Re: Proper way to return a string
- From: nospam@xxxxxxxxxxxxx (Richard Maine)
- Date: Sat, 30 Dec 2006 10:36:46 -0800
Walter Spector <w6ws_xthisoutx@xxxxxxxxxxxxx> wrote:
Richard Maine wrote:
an internal function with a len=*
result would be at least ... strange....
Hmm. I can't see how the calling routine could declare the length of a
char(len=*) internal function. That would be two different declarations
in the same scope. That probably effectively disallows them...
Yup.
Likewise is creating an INTERFACE block for such a routine legal?
The g95, gfortran, and Salford compilers compile it without complaint.
However IRIX f90 gives a big warning - basically saying the routine
would be uncallable. And Intel considers it a fatal error.
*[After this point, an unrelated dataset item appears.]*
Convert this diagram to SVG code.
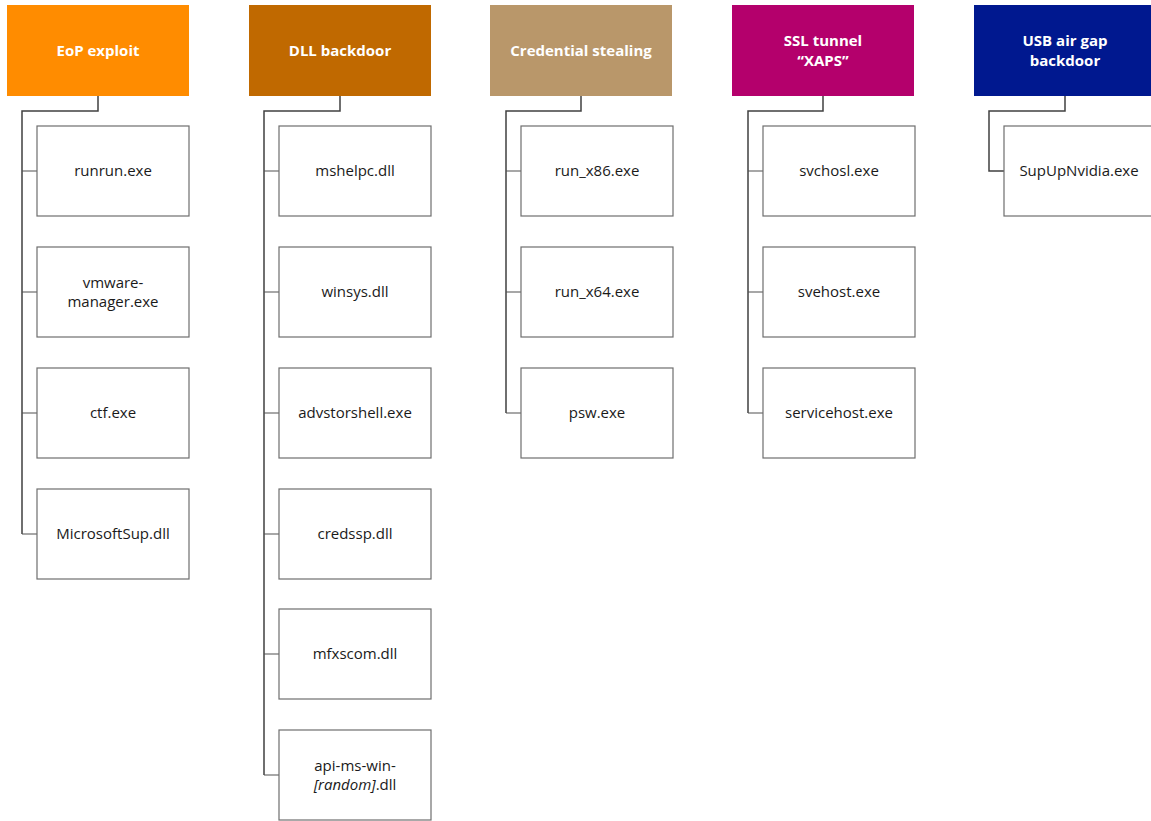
<svg xmlns="http://www.w3.org/2000/svg" width="1151" height="821" viewBox="0 0 1151 821">
<style>
.hdr text{font-family:"Open Sans","Noto Sans",sans-serif;font-weight:bold;font-size:15px;fill:#fff;text-anchor:middle}
.nd rect{fill:#fff;stroke:#6e6e6e;stroke-width:1.2}
.nd text{font-family:"Open Sans","Noto Sans",sans-serif;font-size:15px;fill:#1a1a1a;text-anchor:middle}
.con path{fill:none;stroke:#404040;stroke-width:1.5}
.con path.t{stroke-width:1.2;stroke:#505050}
</style>
<rect width="1151" height="821" fill="#fff"/>
<g class="con">
<path d="M98 96V111H22V534"/>
<path class="t" d="M22 171H37M22 292H37M22 413H37M22 534H37"/>
<path d="M340 96V111H264V775"/>
<path class="t" d="M264 171H279M264 292H279M264 413H279M264 534H279M264 654H279M264 775H279"/>
<path d="M581 96V111H506V413"/>
<path class="t" d="M506 171H521M506 292H521M506 413H521"/>
<path d="M823 96V111H748V413"/>
<path class="t" d="M748 171H763M748 292H763M748 413H763"/>
<path d="M1065 96V111H989V171H1004"/>
</g>
<g id="h-eop" class="hdr"><rect x="7" y="5" width="182" height="91" fill="#FF8C00"/><text x="98" y="56">EoP exploit</text></g>
<g id="h-dll" class="hdr"><rect x="249" y="5" width="182" height="91" fill="#C06900"/><text x="340" y="56">DLL backdoor</text></g>
<g id="h-cred" class="hdr"><rect x="490" y="5" width="182" height="91" fill="#B9976A"/><text x="581" y="56">Credential stealing</text></g>
<g id="h-ssl" class="hdr"><rect x="732" y="5" width="182" height="91" fill="#B4006C"/><text x="823" y="45.5">SSL tunnel</text><text x="823" y="66">“XAPS”</text></g>
<g id="h-usb" class="hdr"><rect x="974" y="5" width="182" height="91" fill="#00188F"/><text x="1065" y="45.5">USB air gap</text><text x="1065" y="66">backdoor</text></g>

<g id="n-runrun" class="nd"><rect x="37" y="126" width="152" height="90"/><text x="113" y="176">runrun.exe</text></g>
<g id="n-vmware" class="nd"><rect x="37" y="247" width="152" height="90"/><text x="113" y="288">vmware-</text><text x="113" y="307">manager.exe</text></g>
<g id="n-ctf" class="nd"><rect x="37" y="368" width="152" height="90"/><text x="113" y="418">ctf.exe</text></g>
<g id="n-msup" class="nd"><rect x="37" y="489" width="152" height="90"/><text x="113" y="539">MicrosoftSup.dll</text></g>

<g id="n-mshelpc" class="nd"><rect x="279" y="126" width="152" height="90"/><text x="355" y="176">mshelpc.dll</text></g>
<g id="n-winsys" class="nd"><rect x="279" y="247" width="152" height="90"/><text x="355" y="297">winsys.dll</text></g>
<g id="n-advstor" class="nd"><rect x="279" y="368" width="152" height="90"/><text x="355" y="418">advstorshell.exe</text></g>
<g id="n-credssp" class="nd"><rect x="279" y="489" width="152" height="90"/><text x="355" y="539">credssp.dll</text></g>
<g id="n-mfxscom" class="nd"><rect x="279" y="609" width="152" height="90"/><text x="355" y="659">mfxscom.dll</text></g>
<g id="n-apims" class="nd"><rect x="279" y="730" width="152" height="90"/><text x="355" y="771">api-ms-win-</text><text x="355" y="790"><tspan font-style="italic">[random]</tspan>.dll</text></g>

<g id="n-x86" class="nd"><rect x="521" y="126" width="152" height="90"/><text x="597" y="176">run_x86.exe</text></g>
<g id="n-x64" class="nd"><rect x="521" y="247" width="152" height="90"/><text x="597" y="297">run_x64.exe</text></g>
<g id="n-psw" class="nd"><rect x="521" y="368" width="152" height="90"/><text x="597" y="418">psw.exe</text></g>

<g id="n-svchosl" class="nd"><rect x="763" y="126" width="152" height="90"/><text x="839" y="176">svchosl.exe</text></g>
<g id="n-svehost" class="nd"><rect x="763" y="247" width="152" height="90"/><text x="839" y="297">svehost.exe</text></g>
<g id="n-servicehost" class="nd"><rect x="763" y="368" width="152" height="90"/><text x="839" y="418">servicehost.exe</text></g>

<g id="n-supup" class="nd"><rect x="1004" y="126" width="152" height="90"/><text x="1079" y="176">SupUpNvidia.exe</text></g>
</svg>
I recall this question comming up in an interp (or perhaps just
discussion). I'm having trouble recalling what the final answer was. At
one time I recall an answer much like what you report the IRIX compiler
as saying - that you could have such a function, but you couldn't
reference it. But I'm not sure that was the final answer. At least some
people objected to that as being, perhaps pedantically consistant, but
unhelpful; they might have ended up swaying a majority.
Without going to the trouble of researching it more, I suspect that the
wording you cite from f95 might have been the result of that discussion
(implying that the discussion must have been about f90). It would seem
to make the cases in question illegal even if you don't reference the
function, presumably on the logic that a non-referenceable function is
pointless and probably not intended, so it is more helpful to disallow
it than to leave the presumed bug for later detection. If such a
function may not have an explicit interface, then that prohibits it from
being an internal or module function, and also prohibits writing an
interface body for such a function.
--
Richard Maine | Good judgement comes from experience;
email: last name at domain . net | experience comes from bad judgement.